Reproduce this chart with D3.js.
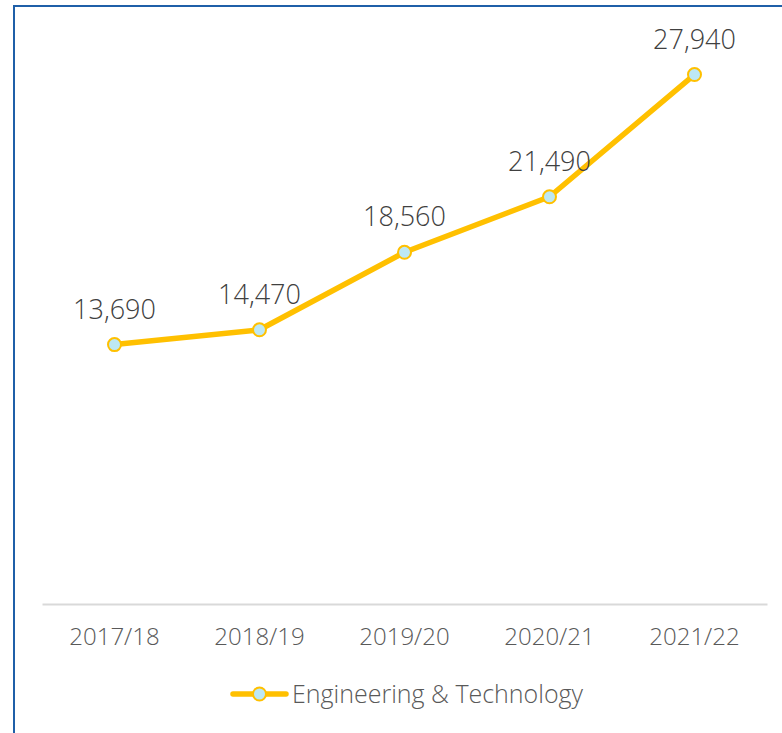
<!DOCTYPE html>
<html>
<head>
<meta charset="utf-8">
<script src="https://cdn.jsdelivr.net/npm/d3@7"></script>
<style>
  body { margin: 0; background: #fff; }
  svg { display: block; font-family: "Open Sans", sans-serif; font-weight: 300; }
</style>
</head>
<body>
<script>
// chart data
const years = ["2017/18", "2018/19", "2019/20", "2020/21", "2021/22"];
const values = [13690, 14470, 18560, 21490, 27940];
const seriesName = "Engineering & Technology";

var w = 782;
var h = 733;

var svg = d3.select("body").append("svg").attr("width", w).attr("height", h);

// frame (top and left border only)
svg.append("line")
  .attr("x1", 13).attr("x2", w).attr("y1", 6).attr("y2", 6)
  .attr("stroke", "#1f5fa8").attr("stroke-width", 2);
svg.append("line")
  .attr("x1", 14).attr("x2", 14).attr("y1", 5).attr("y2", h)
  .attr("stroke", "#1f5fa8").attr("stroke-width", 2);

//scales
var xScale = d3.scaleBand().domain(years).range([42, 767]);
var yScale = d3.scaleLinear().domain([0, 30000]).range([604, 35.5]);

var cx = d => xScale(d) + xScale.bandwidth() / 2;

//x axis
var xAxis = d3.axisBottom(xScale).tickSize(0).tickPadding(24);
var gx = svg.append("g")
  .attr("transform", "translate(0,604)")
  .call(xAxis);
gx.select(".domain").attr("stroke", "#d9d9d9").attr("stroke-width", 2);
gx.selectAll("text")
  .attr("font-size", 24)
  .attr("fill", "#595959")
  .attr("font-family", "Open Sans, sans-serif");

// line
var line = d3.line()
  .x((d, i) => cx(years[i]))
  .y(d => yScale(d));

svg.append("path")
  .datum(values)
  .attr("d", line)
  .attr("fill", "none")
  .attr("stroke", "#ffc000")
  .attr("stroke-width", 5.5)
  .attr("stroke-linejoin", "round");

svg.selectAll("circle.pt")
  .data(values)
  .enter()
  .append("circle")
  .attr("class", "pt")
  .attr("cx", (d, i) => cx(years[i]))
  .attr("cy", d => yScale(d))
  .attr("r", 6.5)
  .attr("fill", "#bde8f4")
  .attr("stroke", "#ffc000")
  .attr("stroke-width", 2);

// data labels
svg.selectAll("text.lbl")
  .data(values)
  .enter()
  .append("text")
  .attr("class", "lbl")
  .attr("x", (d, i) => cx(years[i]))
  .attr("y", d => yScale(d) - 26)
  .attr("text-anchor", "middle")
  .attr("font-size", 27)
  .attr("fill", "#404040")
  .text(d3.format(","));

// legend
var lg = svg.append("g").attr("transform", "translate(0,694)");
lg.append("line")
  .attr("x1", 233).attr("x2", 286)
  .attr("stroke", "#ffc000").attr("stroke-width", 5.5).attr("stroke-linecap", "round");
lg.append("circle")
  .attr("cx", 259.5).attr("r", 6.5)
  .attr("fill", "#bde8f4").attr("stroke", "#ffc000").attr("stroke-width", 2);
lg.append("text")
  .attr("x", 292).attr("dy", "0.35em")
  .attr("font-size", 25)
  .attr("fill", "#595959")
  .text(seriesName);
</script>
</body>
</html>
○ ○ ○ ○ ○
The task>
Except for the pictures, copy the material above exactly.

Completed task>
Reproduce this chart with D3.js.
<!DOCTYPE html>
<html>
<head>
<meta charset="utf-8">
<script src="https://cdn.jsdelivr.net/npm/d3@7"></script>
<style>
  body { margin: 0; background: #fff; }
  svg { display: block; font-family: "Open Sans", sans-serif; font-weight: 300; }
</style>
</head>
<body>
<script>
// chart data
const years = ["2017/18", "2018/19", "2019/20", "2020/21", "2021/22"];
const values = [13690, 14470, 18560, 21490, 27940];
const seriesName = "Engineering & Technology";

var w = 782;
var h = 733;

var svg = d3.select("body").append("svg").attr("width", w).attr("height", h);

// frame (top and left border only)
svg.append("line")
  .attr("x1", 13).attr("x2", w).attr("y1", 6).attr("y2", 6)
  .attr("stroke", "#1f5fa8").attr("stroke-width", 2);
svg.append("line")
  .attr("x1", 14).attr("x2", 14).attr("y1", 5).attr("y2", h)
  .attr("stroke", "#1f5fa8").attr("stroke-width", 2);

//scales
var xScale = d3.scaleBand().domain(years).range([42, 767]);
var yScale = d3.scaleLinear().domain([0, 30000]).range([604, 35.5]);

var cx = d => xScale(d) + xScale.bandwidth() / 2;

//x axis
var xAxis = d3.axisBottom(xScale).tickSize(0).tickPadding(24);
var gx = svg.append("g")
  .attr("transform", "translate(0,604)")
  .call(xAxis);
gx.select(".domain").attr("stroke", "#d9d9d9").attr("stroke-width", 2);
gx.selectAll("text")
  .attr("font-size", 24)
  .attr("fill", "#595959")
  .attr("font-family", "Open Sans, sans-serif");

// line
var line = d3.line()
  .x((d, i) => cx(years[i]))
  .y(d => yScale(d));

svg.append("path")
  .datum(values)
  .attr("d", line)
  .attr("fill", "none")
  .attr("stroke", "#ffc000")
  .attr("stroke-width", 5.5)
  .attr("stroke-linejoin", "round");

svg.selectAll("circle.pt")
  .data(values)
  .enter()
  .append("circle")
  .attr("class", "pt")
  .attr("cx", (d, i) => cx(years[i]))
  .attr("cy", d => yScale(d))
  .attr("r", 6.5)
  .attr("fill", "#bde8f4")
  .attr("stroke", "#ffc000")
  .attr("stroke-width", 2);

// data labels
svg.selectAll("text.lbl")
  .data(values)
  .enter()
  .append("text")
  .attr("class", "lbl")
  .attr("x", (d, i) => cx(years[i]))
  .attr("y", d => yScale(d) - 26)
  .attr("text-anchor", "middle")
  .attr("font-size", 27)
  .attr("fill", "#404040")
  .text(d3.format(","));

// legend
var lg = svg.append("g").attr("transform", "translate(0,694)");
lg.append("line")
  .attr("x1", 233).attr("x2", 286)
  .attr("stroke", "#ffc000").attr("stroke-width", 5.5).attr("stroke-linecap", "round");
lg.append("circle")
  .attr("cx", 259.5).attr("r", 6.5)
  .attr("fill", "#bde8f4").attr("stroke", "#ffc000").attr("stroke-width", 2);
lg.append("text")
  .attr("x", 292).attr("dy", "0.35em")
  .attr("font-size", 25)
  .attr("fill", "#595959")
  .text(seriesName);
</script>
</body>
</html>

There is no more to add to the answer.